Saudi government behind 'kidnapping, disappearance' of dissident princes
The new information from a new BBC Arabic documentary "Kidnapped! Saudi Arabia's Missing Princes" implies that the abduction of the princes is an attempt by the ruling House of Saud to silence high-ranking defectors.
The information suggests that Saudi Arabia has operated a system of illegal abductions to capture dissident princes who have been critical of the government.
They are then allegedly forced back to Saudi Arabia, where they are not heard of again.
One of the three princes to have gone missing in the past two years is Sultan bin Turki. He is a grandson of King Abdulaziz bin Saud, the founder of Saudi Arabia, and a fierce critic of the ruling elite in the kingdom and its human rights record.

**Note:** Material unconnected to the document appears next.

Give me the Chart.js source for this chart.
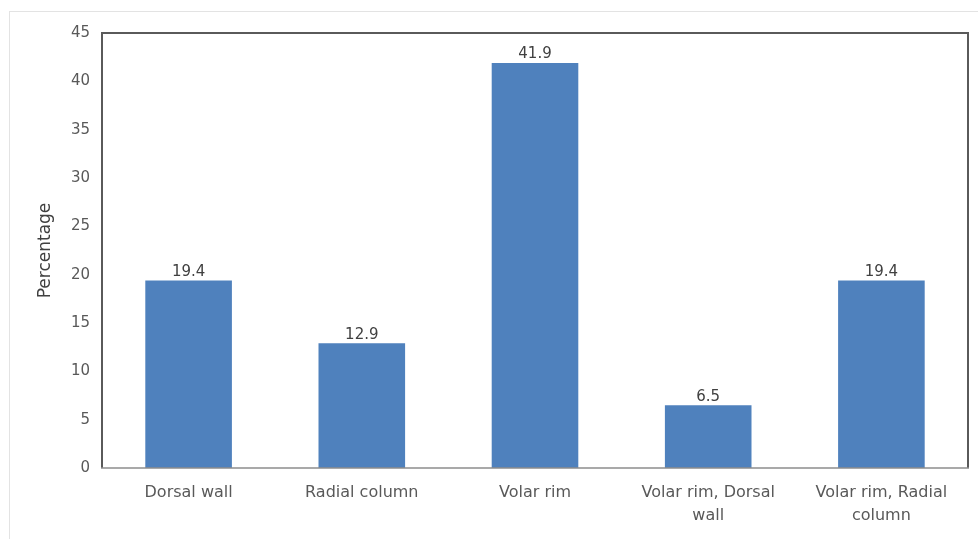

Sultan bin Turki boarded a private plane from Boston to Cairo in January 2016, according to the documentary. Two members of his entourage, who were aboard the jet with him and who spoke to the documentary makers on condition of anonymity, said they were surprised to see the plane landing in Riyadh.
"It wasn't until just before we landed that we realised we were in Saudi Arabia. As soon as the prince realised where we were, he got up without his walker and was trying to get towards the door," one of his staff told BBC Arabic.
"We looked out the window, and we just saw a bunch of people get out with their rifles slung over their chests and surrounded the plane," another member of staff said.
|The soldiers and cabin crew allegedly dragged Sultan bin Turki off the plane, along with his entourage of European and American nationals|
The soldiers and cabin crew allegedly dragged Sultan bin Turki off the plane, along with his entourage of European and American nationals. His staff were released a few days later, but Sultan bin Turki has not been heard from since.
Turki Bin Bandar met with Pakistan’s finance minister Shaukat Aziz in 2003 [Getty]
Other Saudi dissident princes have also gone missing since 2015, the same year King Salman took to the throne.
Prince Turki bin Bandar, once a major in the police force, fled to Paris in 2012 following his release from prison in Saudi Arabia after a bitter family dispute over inheritance.
From his new home, he began posting YouTube videos calling for reforms in the kingdom. The Saudi government tried to persuade him to return home but their calls fell on deaf ears.
Turki bin Bandar continued to post YouTube videos until July 2015, after which he disappeared.
His friend, blogger and activist Wael al-Khalaf spoke to the documentary makers about his sudden disappearance.
"He called me every month or two," al-Khalaf said. "Then he disappeared for four or five months. I was suspicious... I heard from a senior officer in the kingdom that Turki bin Bandar was with them. So they'd taken him, he'd been kidnapped."
Shortly after, a Moroccan newspaper reported that Turki bin Bandar was arrested in Morocco while on a visit from France and deported to Riyadh at the Saudi government's request.
|A Moroccan newspaper reported that Turki bin Bandar was arrested in Morocco while visiting from France and deported to Riyadh at the Saudi government's request|
Around the same time, Milan-based minor royal Saud bin Said al Nasr, who had signed a letter calling for the ousting of King Salman, also vanished.
His friend and fellow dissident Prince Khaled bin Farhan told BBC Arabic he believes Saud bin Said was tricked into flying to Rome to sign a business deal, only to be kidnapped and taken back to Riyadh.
Khaled bin Farhan, who himself fled the kingdom to Germany, believes that the fate of dissident princes is decided at the very top of the Saudi government.
|There were four of us family members in Europe. We criticised the family and its rule in Saudi Arabia. Three of us were kidnapped. I'm the only one left
- Prince Khaled bin Farhan
"This is how they deal with opponents inside the family in Saudi Arabia. Firstly, they stop you from travelling. Then, depending on whether you are well-connected or not, if they feel you are dangerous and may speak out, there's a risk of house arrest or even jail.
"With opponents abroad, there are international implications and a mistake can affect relations between countries. So decisions [to carry out kidnappings abroad] are made by the king."
"There were four of us family members in Europe. We criticised the family and its rule in Saudi Arabia. Three of us were kidnapped. I'm the only one left," he said.
Saudi Arabia has been ruled as an absolute monarchy since its foundation in 1932, with any opposition in the country facing brutal oppression.